HABERTURK, "AA Suriye yönetiminin izin verdiklerini yansıtabiliyor" diye yazdı.
AA muhabirinin:
"Kan ve yanık kokan kasabada yaşayanların anlattıkları, Cisreşşuğur'da yaşanan olaylara dair ortaya atılan iddiaların birçoğunu yalanlar nitelikteydi"
cümlesi, HABERTURK'da şu hale gelmişti:
"Kasabada kan ve yanık kokusu vardı"
AA haberinden diğer bazı bölümler:
"Kasabadaki hastane, postane, banka, adliye ve güvenlik birimlerine ait binaların tamamı ya çatışmalar sırasında ya da silahlı gurupların kasabayı kontrol altında tuttuğu 3 gün boyunca kullanılamayacak duruma getirilmiş.
Keskin bir yanık ve kurumuş kan kokusu...
Kasabadaki çatışmalardan birinin meydana geldiği ve 72 askerin hayatını kaybettiği askeri istihbarat binası, yaşanan dehşeti açıkça gösteriyor.
Binlerce kurşunun izinin olduğu, bir kısmı dinamitlerle havaya uçurulan binanın önünde tamamen yanmış araçlar bulunuyor.
Kurumuş çok sayıda kan lekesinden hangi askerin nerede öldüğü anlaşılabiliyor.
Ancak binanın içindeki küçük bir odaya sığınan yaralı birkaç askerin başlarının kesilerek öldürüldüğü yer, insanı dehşete düşürüyor.
.....
Kasabalının anlattığına göre, askeri istihbarat biriminin başındaki kişinin başı bir sopaya geçirilmiş ve 3 gün boyunca kasaba meydanında sergilenmiş.
...
Adli sicil kayıtlarını yok etmek için arşivi dinamitlerle patlatılan adliye ile talan edilip ATM cihazı ve kasaları patlayıcılarla açılan banka binası da kullanılamayacak durumda.

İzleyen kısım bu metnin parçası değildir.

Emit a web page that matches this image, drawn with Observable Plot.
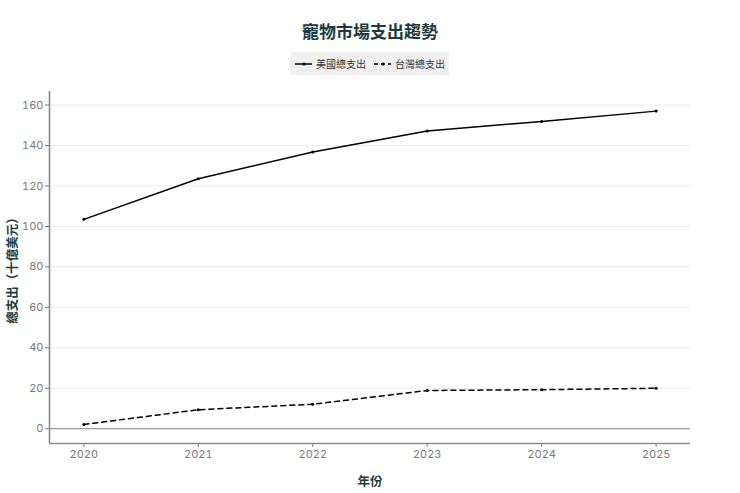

Kasabanın içinden geçen Asi nehrinin üstündeki köprüde lastiklerle kurulan barikatların bir kısmı duruyor.
Köprünün üstünde ve nehrin kenarında silahlı guruplar tarafından öldürüldükten sonra parçalanan cesetlerin izleri görülebiliyor.
Köprü boyunca ilerlendiğinde, nehirden yükselen kan kokusu bazı yerlerde çok keskinleşiyor.

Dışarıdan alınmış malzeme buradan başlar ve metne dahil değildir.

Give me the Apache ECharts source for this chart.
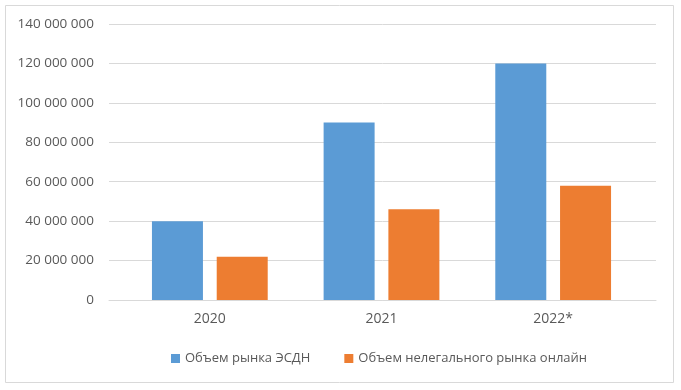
<!DOCTYPE html>
<html>
<head>
<meta charset="utf-8">
<script src="https://cdn.jsdelivr.net/npm/echarts@6/dist/echarts.min.js"></script>
<style>
html,body{margin:0;padding:0;background:#fff;}
#c{width:681px;height:390px;}
</style>
</head>
<body>
<div id="c"></div>
<script>
const categories = ['2020', '2021', '2022*'];
const seriesNames = ['Объем рынка ЭСДН', 'Объем нелегального рынка онлайн'];
const esdnValues = [40000000, 90000000, 120000000];
const illegalValues = [22000000, 46000000, 58000000];
const yTicks = [0, 20000000, 40000000, 60000000, 80000000, 100000000, 120000000, 140000000];

const fmt = v => String(v).replace(/\B(?=(\d{3})+(?!\d))/g, ' ');
const font = '"Open Sans", "DejaVu Sans", sans-serif';
const textColor = '#595959';
const yMin = yTicks[0], yMax = yTicks[yTicks.length - 1], yInt = yTicks[1] - yTicks[0];

const chart = echarts.init(document.getElementById('c'), null, {renderer: 'canvas'});
chart.setOption({
  animation: false,
  backgroundColor: '#fff',
  textStyle: {fontFamily: font},
  graphic: [{
    type: 'rect',
    shape: {x: 5.5, y: 5.5, width: 668, height: 377},
    style: {fill: 'none', stroke: '#d9d9d9', lineWidth: 1},
    silent: true, z: -1
  }],
  legend: {
    left: 166, top: 347,
    itemWidth: 9, itemHeight: 9, itemGap: 34,
    icon: 'rect',
    textStyle: {color: textColor, fontSize: 13, fontFamily: font},
    data: seriesNames
  },
  grid: [
    {left: 109, right: 25, top: 24, bottom: 90},
    {left: 124, right: 42, top: 24, bottom: 90}
  ],
  xAxis: [
    {gridIndex: 0, type: 'category', data: categories, axisLine: {show: true, lineStyle: {color: '#d9d9d9'}},
     axisTick: {show: false}, axisLabel: {show: false}, splitLine: {show: false}},
    {gridIndex: 1, type: 'category', data: categories, axisLine: {show: false},
     axisTick: {show: false}, axisLabel: {color: textColor, fontSize: 14, fontFamily: font, margin: 12},
     splitLine: {show: false}}
  ],
  yAxis: [
    {gridIndex: 0, type: 'value', min: yMin, max: yMax, interval: yInt,
     axisLine: {show: false}, axisTick: {show: false},
     axisLabel: {color: textColor, fontSize: 13.5, fontFamily: font, margin: 15, formatter: fmt},
     splitLine: {lineStyle: {color: '#d9d9d9', width: 1}}},
    {gridIndex: 1, type: 'value', min: yMin, max: yMax, interval: yInt,
     axisLine: {show: false}, axisTick: {show: false}, axisLabel: {show: false}, splitLine: {show: false}}
  ],
  series: [
    {name: seriesNames[0], type: 'bar', xAxisIndex: 1, yAxisIndex: 1, data: esdnValues,
     barWidth: 51, barGap: '27%', itemStyle: {color: '#5B9BD5'}},
    {name: seriesNames[1], type: 'bar', xAxisIndex: 1, yAxisIndex: 1, data: illegalValues,
     barWidth: 51, barGap: '27%', itemStyle: {color: '#ED7D31'}}
  ]
});
</script>
</body>
</html>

Aralarında 9 yaşında bir kız çocuğunun da olduğu köprüden atılan cesetlerin bir kısmının çıkarıldığı, ancak bir kısmının Türkiye'ye akan nehirde bulunamadığı belirtiliyor.

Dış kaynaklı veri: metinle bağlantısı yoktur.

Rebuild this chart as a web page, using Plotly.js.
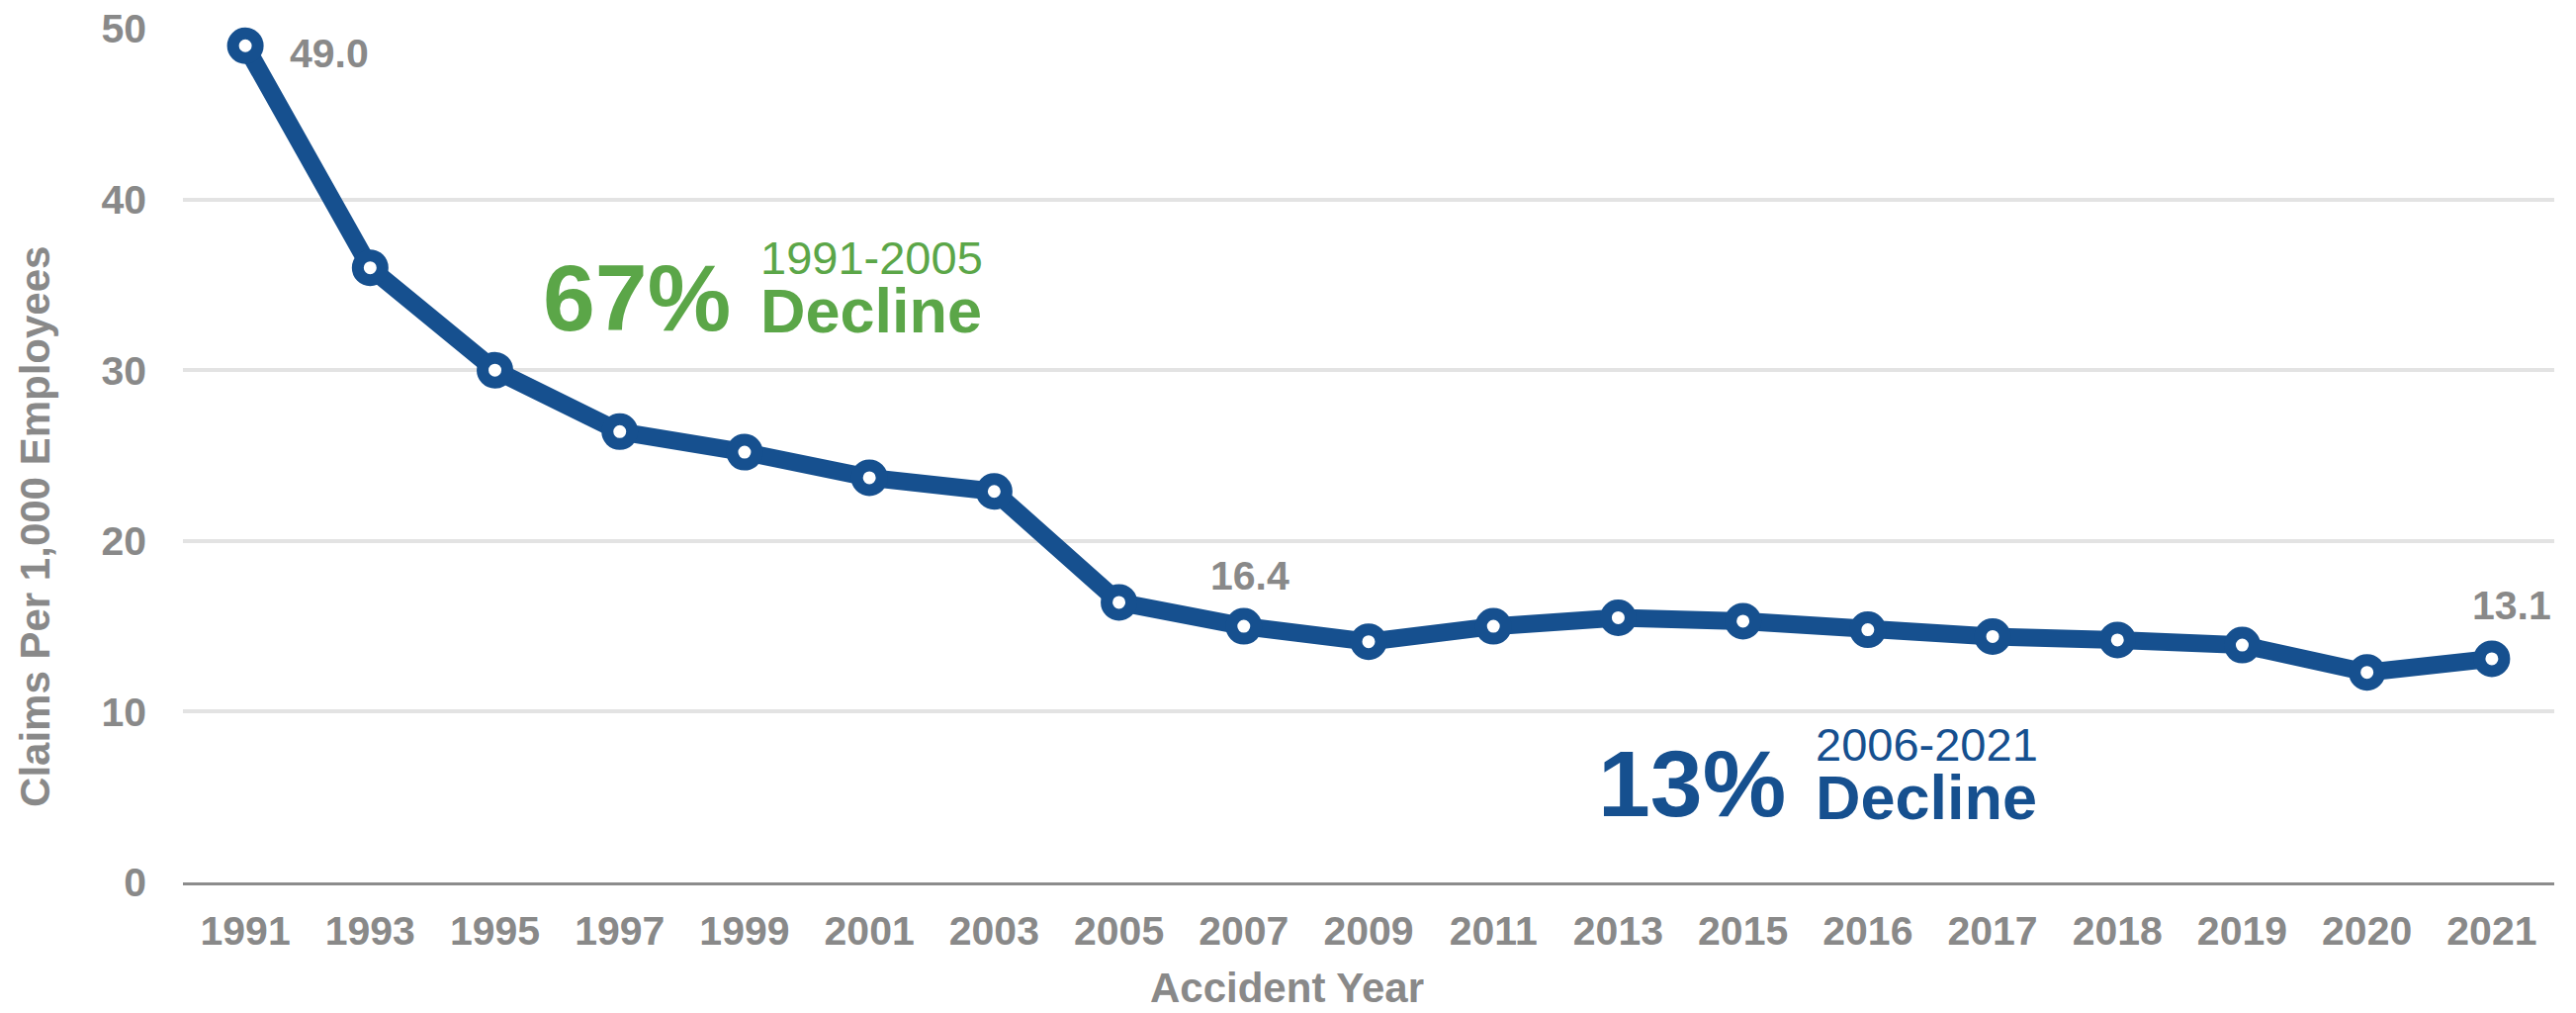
<!DOCTYPE html>
<html>
<head>
<meta charset="utf-8">
<script src="https://cdn.plot.ly/plotly-3.0.1.min.js"></script>
<style>
  html, body { margin: 0; padding: 0; background: #ffffff; }
  #chart { width: 2605px; height: 1024px; }
</style>
</head>
<body>
<div id="chart"></div>
<script>
// Accident years shown on the category axis
const years = ['1991','1993','1995','1997','1999','2001','2003','2005','2007','2009',
               '2011','2013','2015','2016','2017','2018','2019','2020','2021'];

// Claims per 1,000 employees for each accident year
const claimsPer1000 = [49.0, 36.0, 30.0, 26.4, 25.2, 23.7, 22.9, 16.4, 15.0, 14.1,
                       15.0, 15.5, 15.3, 14.8, 14.4, 14.2, 13.9, 12.3, 13.1];

// Y-axis ticks
const yTicks = [0, 10, 20, 30, 40, 50];

// Decline call-outs: percentage, period
const declinePct = ['67%', '13%'];
const declinePeriod = ['1991-2005', '2006-2021'];

// Points that carry a value label, with their offsets from the marker (px)
const labelIdx = [0, 7, 18];
const labelShift = [[85, -8], [132, 27], [20, 54]];

const BLUE = '#16508f';
const GREEN = '#5ba648';
const GRAY = '#898989';
const FONT = 'Liberation Sans, Arial, Helvetica, sans-serif';

const trace = {
  type: 'scatter',
  mode: 'lines+markers',
  x: years,
  y: claimsPer1000,
  line: { color: BLUE, width: 18 },
  marker: { size: 25, color: '#ffffff', line: { color: BLUE, width: 12 } },
  cliponaxis: false,
  hoverinfo: 'x+y'
};

const annotations = [];

// value labels, placed next to their markers (category index on x)
labelIdx.forEach((i, k) => {
  annotations.push({
    xref: 'x', yref: 'y', x: i, y: claimsPer1000[i],
    xshift: labelShift[k][0], yshift: labelShift[k][1],
    text: claimsPer1000[i].toFixed(1), showarrow: false,
    xanchor: 'center', yanchor: 'middle',
    font: { family: FONT, size: 41, color: GRAY, weight: 700 }
  });
});

// decline call-outs: big percentage plus a two-line "period / Decline" block
function callout(pct, period, color, xPctRight, yPct, xText, yText) {
  annotations.push({
    xref: 'paper', yref: 'paper', x: xPctRight, y: yPct,
    xanchor: 'right', yanchor: 'middle', showarrow: false, text: pct,
    font: { family: FONT, size: 95, color: color, weight: 700 }
  });
  annotations.push({
    xref: 'paper', yref: 'paper', x: xText, y: yText,
    xanchor: 'left', yanchor: 'middle', align: 'left', showarrow: false,
    text: '<span style="font-size:47px">' + period + '</span><br>' +
          '<b><span style="font-size:63px">Decline</span></b>',
    font: { family: FONT, size: 45, color: color, weight: 400 }
  });
}
callout(declinePct[0], declinePeriod[0], GREEN, 0.2318, 0.6848, 0.2427, 0.6964);
callout(declinePct[1], declinePeriod[1], BLUE, 0.6768, 0.1159, 0.6877, 0.1263);

// axis titles
annotations.push({
  xref: 'paper', yref: 'paper', x: 0.4658, y: -0.1230,
  xanchor: 'center', yanchor: 'middle', showarrow: false, text: 'Accident Year',
  font: { family: FONT, size: 42, color: GRAY, weight: 700 }
});
annotations.push({
  xref: 'paper', yref: 'paper', x: -0.0626, y: 0.4171,
  xanchor: 'center', yanchor: 'middle', showarrow: false, textangle: -90,
  text: 'Claims Per 1,000 Employees',
  font: { family: FONT, size: 42, color: GRAY, weight: 700 }
});

const layout = {
  width: 2605,
  height: 1024,
  margin: { l: 185, r: 22, t: 29, b: 132, pad: 0 },
  paper_bgcolor: '#ffffff',
  plot_bgcolor: '#ffffff',
  showlegend: false,
  font: { family: FONT, color: GRAY },
  xaxis: {
    type: 'category',
    range: [-0.5, years.length - 0.5],
    showgrid: false,
    zeroline: false,
    showline: true,
    linecolor: '#8c8c8c',
    linewidth: 3,
    ticks: '',
    ticklabelstandoff: 11,
    tickfont: { family: FONT, size: 41, color: GRAY, weight: 700 },
    fixedrange: true
  },
  yaxis: {
    range: [0, 50],
    tickmode: 'array',
    tickvals: yTicks,
    ticktext: yTicks.map(String),
    showgrid: true,
    gridcolor: '#e3e3e3',
    gridwidth: 4,
    zeroline: false,
    showline: false,
    ticks: '',
    ticklabelstandoff: 36,
    tickfont: { family: FONT, size: 41, color: GRAY, weight: 700 },
    fixedrange: true
  },
  annotations: annotations
};

Plotly.newPlot('chart', [trace], layout, { displayModeBar: false, staticPlot: true });
</script>
</body>
</html>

Kasabaya bağlı bir köyde silahlı gurupların tecavüz ettiği 2 kadın ve küçük yaştaki bir kızın ailesine ulaşmaya çalıştık. basına açıklama yapmak istemeyen aileye yakın biri, evlere zorla girildiğini ve kızın 7 yaşında olduğunu söyledi."
Ece Temelkuran Hanımefendi de, diğer gaz tenekelerinde "Katil Suriye Ordusu" mavallarını okuyan diğer saygıdeğer haber yazarları da, Anadolu Ajansı'nın bu haberini görmezden geliyorlar.
Holding patronları öyle emrediyor, Haçlı Seferi'ne kamuoyu oluşturmak için gerçekler tersyüz edilecek.
********
Lazkiye'de yaşayan Türk doktor Nizam Öztürk anlatıyor:
"Türkiye'ye göç edenler, ordu Cisreşşuğur'a girmeden günler önce sınırı geçtiler.
Ancak sorulduğunda: "Ordu tanklarla toplarla bizi vurdu, ölmemek için kaçtık" diyorlar.
Milliyet gaz tenekesi manşetten şu palavrayı yazdı:
"Sınırın ötesinde kadın çığlıkları.
The Times, Hatay'a sığınan mültecilerin ağzından Suriyeli askerlerin dehşetini yazdı:
Kadınlara tecavüz edip göğüslerini kesiyorlar"
Aklı başında olan herkes bu koca yalana güler.
Şimdi ordu bölgede denetimi eline aldı, göç edenlerden bir kısmı Suriye'ye dönmeye başladı.
O bölgede ordu yokken "Ordu bizi vurdu, kadınlara tecavüz edip göğüslerini kesiyorlar" diye Türkiye'ye sığınanlar, şimdi o bölgede ordu denetimi alınca nasıl dönüyorlar?
Türkiye sınırına yakın Suriye topraklarında birçok çadırda hala bekleyenler var. Ordu onları katlediyorsa, kadınlara tecavüz edip göğüslerini kesiyorsa neden hala Suriye topraklarında bekliyorlar, neden Türkiye'ye geçmiyorlar?
Ordu bölgeye ulaşmadan önce 10 gün boyunca eli kanlı şebekeler her tarafı yakıp yıktı.
Bunu birebir gözlemlerimle ifade ediyorum.
Kadınlara tecavüz edip satırlarla doğrayarak Asi Nehri'ne atan, Alevi diye katlettikleri insanları kepçelerle Asi'ye döken, toplu mezarlara gömenler bunlardır."